(Source material):
========

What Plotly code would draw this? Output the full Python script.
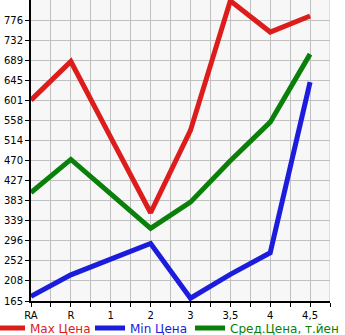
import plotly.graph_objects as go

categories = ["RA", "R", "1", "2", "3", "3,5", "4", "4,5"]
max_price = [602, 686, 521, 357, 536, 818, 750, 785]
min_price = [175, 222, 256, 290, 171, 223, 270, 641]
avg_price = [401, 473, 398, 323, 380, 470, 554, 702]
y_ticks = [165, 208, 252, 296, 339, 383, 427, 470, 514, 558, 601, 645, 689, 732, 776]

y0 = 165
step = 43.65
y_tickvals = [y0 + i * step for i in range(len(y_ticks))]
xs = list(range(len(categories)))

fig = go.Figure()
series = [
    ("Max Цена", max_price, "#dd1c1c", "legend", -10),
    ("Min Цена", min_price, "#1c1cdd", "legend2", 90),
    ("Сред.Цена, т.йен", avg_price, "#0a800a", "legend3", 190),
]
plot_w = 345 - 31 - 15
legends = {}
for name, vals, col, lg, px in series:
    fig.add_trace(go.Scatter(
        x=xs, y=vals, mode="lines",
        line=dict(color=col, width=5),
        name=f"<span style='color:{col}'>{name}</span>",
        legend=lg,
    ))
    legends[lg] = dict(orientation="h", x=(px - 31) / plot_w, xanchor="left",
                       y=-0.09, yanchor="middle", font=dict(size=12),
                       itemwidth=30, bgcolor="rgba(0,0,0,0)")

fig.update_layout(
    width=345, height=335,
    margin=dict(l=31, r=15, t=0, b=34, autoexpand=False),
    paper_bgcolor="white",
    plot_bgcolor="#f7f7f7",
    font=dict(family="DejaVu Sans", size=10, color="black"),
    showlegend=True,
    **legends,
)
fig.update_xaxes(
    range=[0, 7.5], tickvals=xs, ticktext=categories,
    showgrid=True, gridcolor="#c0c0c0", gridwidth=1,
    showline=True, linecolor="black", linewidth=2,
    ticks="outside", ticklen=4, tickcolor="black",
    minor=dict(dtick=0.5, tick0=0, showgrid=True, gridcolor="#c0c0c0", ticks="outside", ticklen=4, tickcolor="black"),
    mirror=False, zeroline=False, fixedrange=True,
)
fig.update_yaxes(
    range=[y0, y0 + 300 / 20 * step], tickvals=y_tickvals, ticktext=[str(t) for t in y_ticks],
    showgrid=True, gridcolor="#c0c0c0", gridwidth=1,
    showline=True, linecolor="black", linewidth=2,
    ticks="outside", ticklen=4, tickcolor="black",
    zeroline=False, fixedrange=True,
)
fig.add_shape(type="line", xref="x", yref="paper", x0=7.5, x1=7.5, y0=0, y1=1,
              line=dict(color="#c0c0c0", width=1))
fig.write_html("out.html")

========

(What needs to be done): Print the complete listing exactly as it stands, without its pictures.

(Output of the task):
What Plotly code would draw this? Output the full Python script.
import plotly.graph_objects as go

categories = ["RA", "R", "1", "2", "3", "3,5", "4", "4,5"]
max_price = [602, 686, 521, 357, 536, 818, 750, 785]
min_price = [175, 222, 256, 290, 171, 223, 270, 641]
avg_price = [401, 473, 398, 323, 380, 470, 554, 702]
y_ticks = [165, 208, 252, 296, 339, 383, 427, 470, 514, 558, 601, 645, 689, 732, 776]

y0 = 165
step = 43.65
y_tickvals = [y0 + i * step for i in range(len(y_ticks))]
xs = list(range(len(categories)))

fig = go.Figure()
series = [
    ("Max Цена", max_price, "#dd1c1c", "legend", -10),
    ("Min Цена", min_price, "#1c1cdd", "legend2", 90),
    ("Сред.Цена, т.йен", avg_price, "#0a800a", "legend3", 190),
]
plot_w = 345 - 31 - 15
legends = {}
for name, vals, col, lg, px in series:
    fig.add_trace(go.Scatter(
        x=xs, y=vals, mode="lines",
        line=dict(color=col, width=5),
        name=f"<span style='color:{col}'>{name}</span>",
        legend=lg,
    ))
    legends[lg] = dict(orientation="h", x=(px - 31) / plot_w, xanchor="left",
                       y=-0.09, yanchor="middle", font=dict(size=12),
                       itemwidth=30, bgcolor="rgba(0,0,0,0)")

fig.update_layout(
    width=345, height=335,
    margin=dict(l=31, r=15, t=0, b=34, autoexpand=False),
    paper_bgcolor="white",
    plot_bgcolor="#f7f7f7",
    font=dict(family="DejaVu Sans", size=10, color="black"),
    showlegend=True,
    **legends,
)
fig.update_xaxes(
    range=[0, 7.5], tickvals=xs, ticktext=categories,
    showgrid=True, gridcolor="#c0c0c0", gridwidth=1,
    showline=True, linecolor="black", linewidth=2,
    ticks="outside", ticklen=4, tickcolor="black",
    minor=dict(dtick=0.5, tick0=0, showgrid=True, gridcolor="#c0c0c0", ticks="outside", ticklen=4, tickcolor="black"),
    mirror=False, zeroline=False, fixedrange=True,
)
fig.update_yaxes(
    range=[y0, y0 + 300 / 20 * step], tickvals=y_tickvals, ticktext=[str(t) for t in y_ticks],
    showgrid=True, gridcolor="#c0c0c0", gridwidth=1,
    showline=True, linecolor="black", linewidth=2,
    ticks="outside", ticklen=4, tickcolor="black",
    zeroline=False, fixedrange=True,
)
fig.add_shape(type="line", xref="x", yref="paper", x0=7.5, x1=7.5, y0=0, y1=1,
              line=dict(color="#c0c0c0", width=1))
fig.write_html("out.html")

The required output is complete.